Ni el nuevo matrimonio con su novia de infancia, Sarah Lindsey Coleman, ni el éxito editorial impidieron su completa caída en el alcoholismo. Sarah lo abandona y O. Henry muere un 5 de junio, víctima relativamente joven de una bien cultivada cirrosis hepática.

Al revés de sus tramas, un amén nada insólito.

En su narrativa prefigura a grandes como J. D. Salinger, Truman Capote o Raymond Carver. Y Borges lo admiraba con observaciones: “Edgar Allan Poe sostenía que todo cuento debe redactarse en función del final; O. Henry exageró esta doctrina y llegó al trick story, relación con una sorpresa acechando en la última línea.
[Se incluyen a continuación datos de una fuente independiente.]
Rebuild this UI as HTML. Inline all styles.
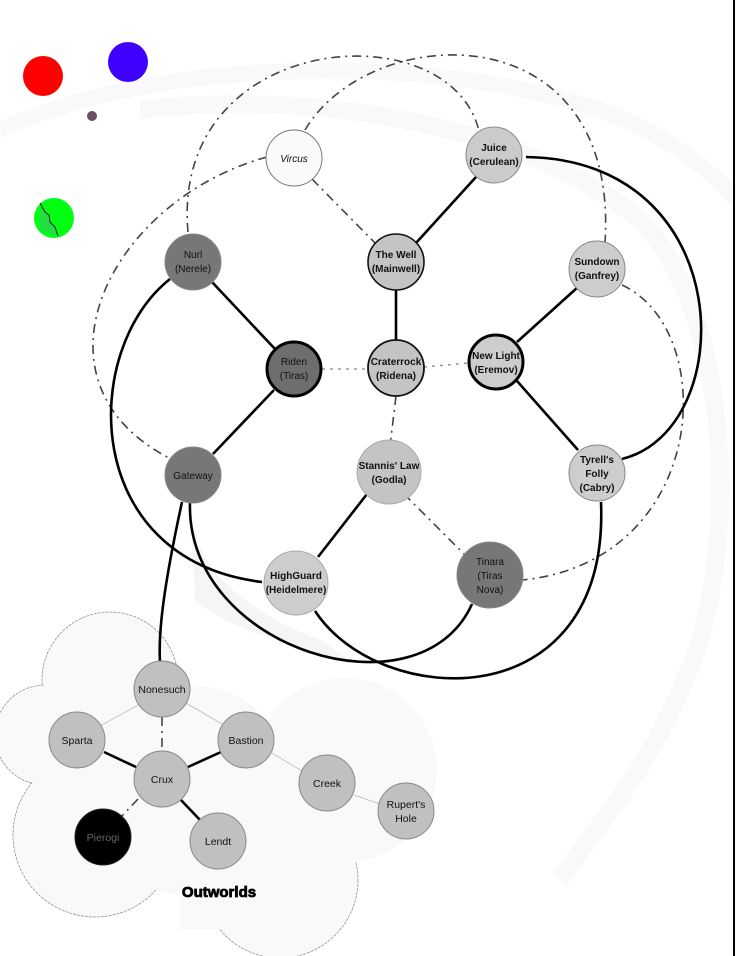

A la larga es algo mecánico; nos dejó, sin embargo, más de una obra maestra.”

Los formalistas rusos, en cambio, lo aplaudían sin reticencias, especialmente Boris Eijenbaum que publicó en 1927 un agudo examen de su estilo y métodos.
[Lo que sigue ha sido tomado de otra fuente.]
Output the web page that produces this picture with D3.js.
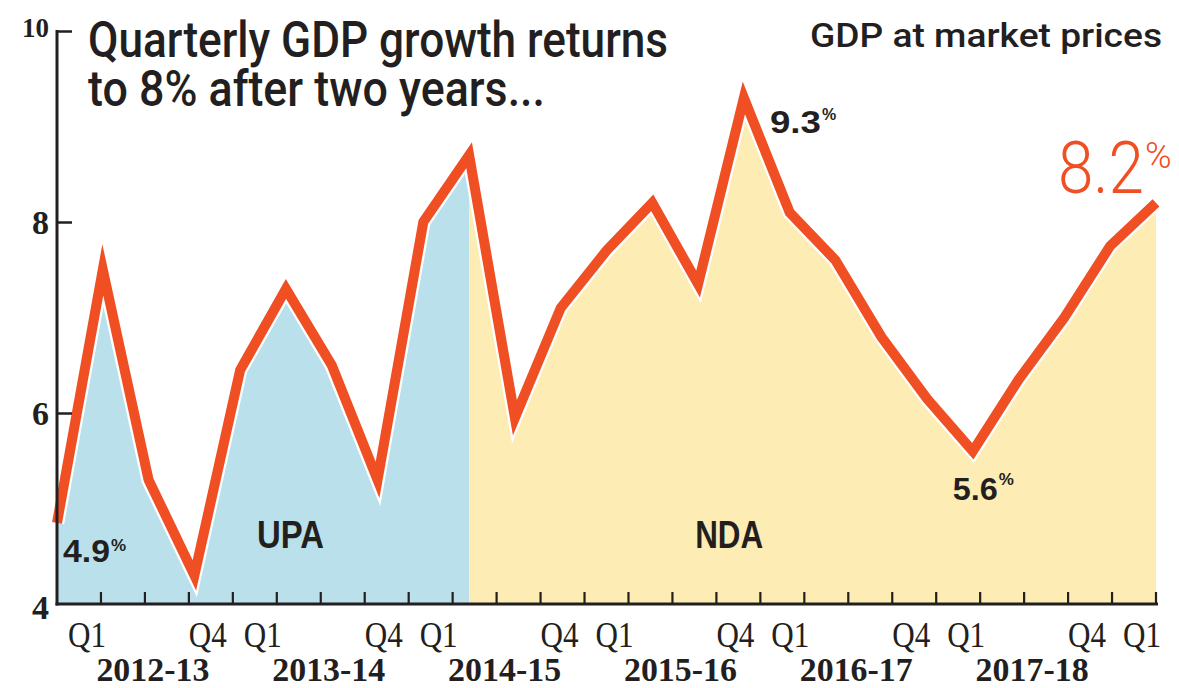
<!DOCTYPE html>
<html><head><meta charset="utf-8">
<script src="https://cdn.jsdelivr.net/npm/d3@7"></script>
<style>body{margin:0;background:#fff} svg{display:block}</style>
</head><body><svg id="c" width="1179" height="688"></svg>
<script>
// ---- data ----
const quarters = [
  "2012-13 Q1","2012-13 Q2","2012-13 Q3","2012-13 Q4",
  "2013-14 Q1","2013-14 Q2","2013-14 Q3","2013-14 Q4",
  "2014-15 Q1","2014-15 Q2","2014-15 Q3","2014-15 Q4",
  "2015-16 Q1","2015-16 Q2","2015-16 Q3","2015-16 Q4",
  "2016-17 Q1","2016-17 Q2","2016-17 Q3","2016-17 Q4",
  "2017-18 Q1","2017-18 Q2","2017-18 Q3","2017-18 Q4",
  "2018-19 Q1"
];
const growth = [4.85, 7.5, 5.3, 4.3, 6.45, 7.3, 6.5, 5.3, 8.0, 8.7, 5.95, 7.1, 7.7, 8.2, 7.35, 9.3, 8.1, 7.6, 6.8, 6.15, 5.6, 6.35, 7.0, 7.75, 8.2];
const fiscalYears = ["2012-13","2013-14","2014-15","2015-16","2016-17","2017-18"];
const quarterTickLabels = ["Q1","Q4"];
const yTicks = [4, 6, 8, 10];
const governments = [
  {name: "UPA", from: "2012-13 Q1", to: "2014-15 Q2"},
  {name: "NDA", from: "2014-15 Q2", to: "2018-19 Q1"}
];
const annotations = [
  {q: "2012-13 Q1", label: "4.9"},
  {q: "2015-16 Q4", label: "9.3"},
  {q: "2017-18 Q1", label: "5.6"},
  {q: "2018-19 Q1", label: "8.2"}
];
const titleLines = ["Quarterly GDP growth returns", "to 8% after two years..."];
const subtitle = "GDP at market prices";

// ---- drawing ----
const svg = d3.select("#c");
const INK = "#231f20", RED = "#f04e23";
const fills = {UPA: "#bae1eb", NDA: "#fdecb4"};
const labelPos = {UPA: {dx: 200, dy: 548}, NDA: {dx: 226, dy: 548}};

const x = d3.scalePoint().domain(quarters).range([57, 1156]);
const xb = d3.scaleBand().domain(quarters).range([57, 1156]);
const y = d3.scaleLinear().domain([4, 10]).range([604, 31]);

const data = quarters.map((q, i) => ({q, v: growth[i]}));
const area = d3.area().x(d => x(d.q)).y0(y(4)).y1(d => y(d.v));
const line = d3.line().x(d => x(d.q)).y(d => y(d.v));

governments.forEach(g => {
  const a = quarters.indexOf(g.from), b = quarters.indexOf(g.to);
  svg.append("path").datum(data.slice(a, b + 1))
    .attr("d", area).attr("fill", fills[g.name]);
});

// gov labels
const govText = {UPA: {x0: "2012-13 Q1", w: 67}, NDA: {x0: "2014-15 Q2", w: 68}};
governments.forEach(g => {
  const p = labelPos[g.name];
  svg.append("text").text(g.name)
    .attr("x", x(govText[g.name].x0) + p.dx).attr("y", p.dy)
    .attr("textLength", govText[g.name].w).attr("lengthAdjust", "spacingAndGlyphs")
    .attr("font-family", "Liberation Sans, Arial, sans-serif").attr("font-weight", "bold")
    .attr("font-size", 38).attr("fill", INK);
});

// line with white halo
svg.append("path").datum(data).attr("d", line).attr("fill", "none")
  .attr("stroke", "#fff").attr("stroke-width", 14.5).attr("stroke-linejoin", "miter").attr("stroke-miterlimit", 6);
svg.append("path").datum(data).attr("d", line).attr("fill", "none")
  .attr("stroke", RED).attr("stroke-width", 10).attr("stroke-linejoin", "miter").attr("stroke-miterlimit", 6);

// y axis
const yAxis = d3.axisLeft(y).tickValues(yTicks).tickFormat(d3.format("d")).tickSize(-15).tickPadding(8);
const yg = svg.append("g").attr("transform", "translate(57,0)").call(yAxis);
yg.select(".domain").remove();
yg.selectAll(".tick line").attr("stroke", INK).attr("stroke-width", 2.5)
  .attr("opacity", d => d === 4 ? 0 : 1);
yg.selectAll(".tick text")
  .attr("font-family", "Liberation Serif, serif").attr("font-weight", "bold")
  .attr("font-size", d => d === 10 ? 27 : 34).attr("fill", INK)
  .attr("dy", d => d === 10 ? "0.2em" : (d === 4 ? "0.42em" : "0.34em"));
svg.append("line").attr("x1", 57).attr("x2", 57).attr("y1", y(10) - 1).attr("y2", y(4) + 1.5)
  .attr("stroke", INK).attr("stroke-width", 3);

// x axis
svg.append("line").attr("x1", 55.5).attr("x2", xb.range()[1] + 2).attr("y1", y(4)).attr("y2", y(4))
  .attr("stroke", INK).attr("stroke-width", 3);
svg.append("g").selectAll("line").data(quarters).join("line")
  .attr("x1", d => xb(d) + xb.bandwidth()).attr("x2", d => xb(d) + xb.bandwidth())
  .attr("y1", y(4)).attr("y2", y(4) - 12)
  .attr("stroke", INK).attr("stroke-width", 2.2);

// quarter labels
const qLab = quarters.filter(q => quarterTickLabels.includes(q.split(" ")[1]));
svg.append("g").selectAll("text").data(qLab).join("text")
  .text(d => d.split(" ")[1])
  .attr("x", d => xb(d) + xb.bandwidth() / 2 + (d.endsWith("Q1") ? 8 : -3))
  .attr("y", 647).attr("text-anchor", "middle")
  .attr("textLength", 38).attr("lengthAdjust", "spacingAndGlyphs")
  .attr("font-family", "Liberation Serif, serif").attr("font-size", 35).attr("fill", INK);

// fiscal year labels
svg.append("g").selectAll("text").data(fiscalYears).join("text")
  .text(d => d)
  .attr("x", d => {
    const qs = quarters.filter(q => q.startsWith(d));
    return (xb(qs[0]) + xb(qs[qs.length - 1]) + xb.bandwidth()) / 2 + 8;
  })
  .attr("y", 681).attr("text-anchor", "middle")
  .attr("textLength", 113).attr("lengthAdjust", "spacingAndGlyphs")
  .attr("font-family", "Liberation Serif, serif").attr("font-weight", "bold")
  .attr("font-size", 34).attr("fill", INK);

// titles
titleLines.forEach((t, i) => {
  svg.append("text").text(t).attr("x", 88).attr("y", 57 + i * 49)
    .attr("textLength", i === 0 ? 580 : 457).attr("lengthAdjust", "spacingAndGlyphs")
    .attr("font-family", "Roboto, sans-serif").attr("font-weight", 500)
    .attr("font-size", 50).attr("fill", INK);
});
svg.append("text").text(subtitle).attr("x", 810).attr("y", 47)
  .attr("textLength", 352).attr("lengthAdjust", "spacingAndGlyphs")
  .attr("font-family", "Roboto, sans-serif").attr("font-weight", 500)
  .attr("font-size", 34).attr("fill", INK);

// annotations
const annStyle = {
  "4.9": {dx: 6, dy: 39, w: 47, fs: 31, pdy: -11, pfs: 17, col: INK, big: false},
  "9.3": {dx: 26, dy: 35, w: 51, fs: 31, pdy: -13, pfs: 16, col: INK, big: false},
  "5.6": {dx: -20, dy: 49, w: 45, fs: 31, pdy: -15, pfs: 17, col: INK, big: false},
  "8.2": {dx: -98, dy: -10, w: 86, fs: 72, pdy: -25, pfs: 36, col: RED, big: true}
};
annotations.forEach(a => {
  const s = annStyle[a.label];
  const v = growth[quarters.indexOf(a.q)];
  const tx = x(a.q) + s.dx, ty = y(v) + s.dy;
  svg.append("text").text(a.label).attr("x", tx).attr("y", ty)
    .attr("textLength", s.w).attr("lengthAdjust", "spacingAndGlyphs")
    .attr("font-family", s.big ? "Roboto, sans-serif" : "Liberation Sans, Arial, sans-serif")
    .attr("font-weight", s.big ? 300 : "bold").attr("font-size", s.fs).attr("fill", s.col);
  svg.append("text").text("%").attr("x", tx + s.w + 1).attr("y", ty + s.pdy)
    .attr("font-family", s.big ? "Roboto, sans-serif" : "Liberation Sans, Arial, sans-serif")
    .attr("font-weight", s.big ? 300 : "bold").attr("font-size", s.pfs).attr("fill", s.col);
});
</script></body></html>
O. Henry, acaso persuadido por la duquesa de Lewis Carroll, “todas las cosas envuelven una enseñanza y sólo se trata de encontrarla”, deambularía por innumerables pueblos indagando en el arte de los timadores o sondearía conflictos de clase en la gran ciudad. Así, capta el sabor de la época y sus circunstancias expresándolo con inimitable toque de ironía, verismo y chispa gramatical.

Este aprendizaje cuajará con brillo en Los pícaros sentimentales, aventuras de un cordial dúo de bribones con aires filosóficos: Jeff Peters y Andy Tucker. El Oeste era un mercado lleno de posibilidades y, con elástica fortuna, se dedicaban a su descubrimiento y beneficio. Sus armas: imaginación y un elaborado código ético con la estafa ubicada en palco preferencial.

Jeff Peters, “Espero retirarme de los negocios y cuando lo haga confío en que nadie sea capaz de sostener que yo he recibido jamás un solo dólar de nadie sin darle en cambio un quid pro rata. Aunque fuese una joya falsa, semillas para su jardín o una loción para el lumbago …

No hubo Estado inmune a sus tácticas de escamoteo científico, cuya flexibilidad moral imponía, no obstante, límites infranqueables: “Hay dos géneros de ilicitud –dijo Jeff-que debieran ser reprimidos por la ley. Me refiero a la especulación al estilo Wall Street y al robo.

Asimismo, estimaba que cierta clase de ciudadanos hipotéticamente honrados, siempre buscando conseguir algo gratis, mantienen las trapacerías. Sin ellos, los estafadores abandonarían la senda delincuencial por apatía de la demanda.

Reeditando esa dialéctica, ¿Tendríamos tanto robo si no existieran los escurridizos reducidores asiduamente visitados por virtuosos contribuyentes? ¿El modesto balurdo callejero o el fraude financiero de compañías que garantizan un seis por ciento mensual, no se explican en buena parte por la codicia del peatón o de los ahorrantes?

O. Henry, en su versatilidad, inventaría a Cisco Kid una figura popular de películas, series televisivas y comics. Recorría Nuevo México montado en el blanquinegro Diablo, socorriendo a humildes y desamparados, sin asesinar indios, usual praxis de la mayoría de los héroes del western.

Realmente, Cisco Kid nunca mató a nadie.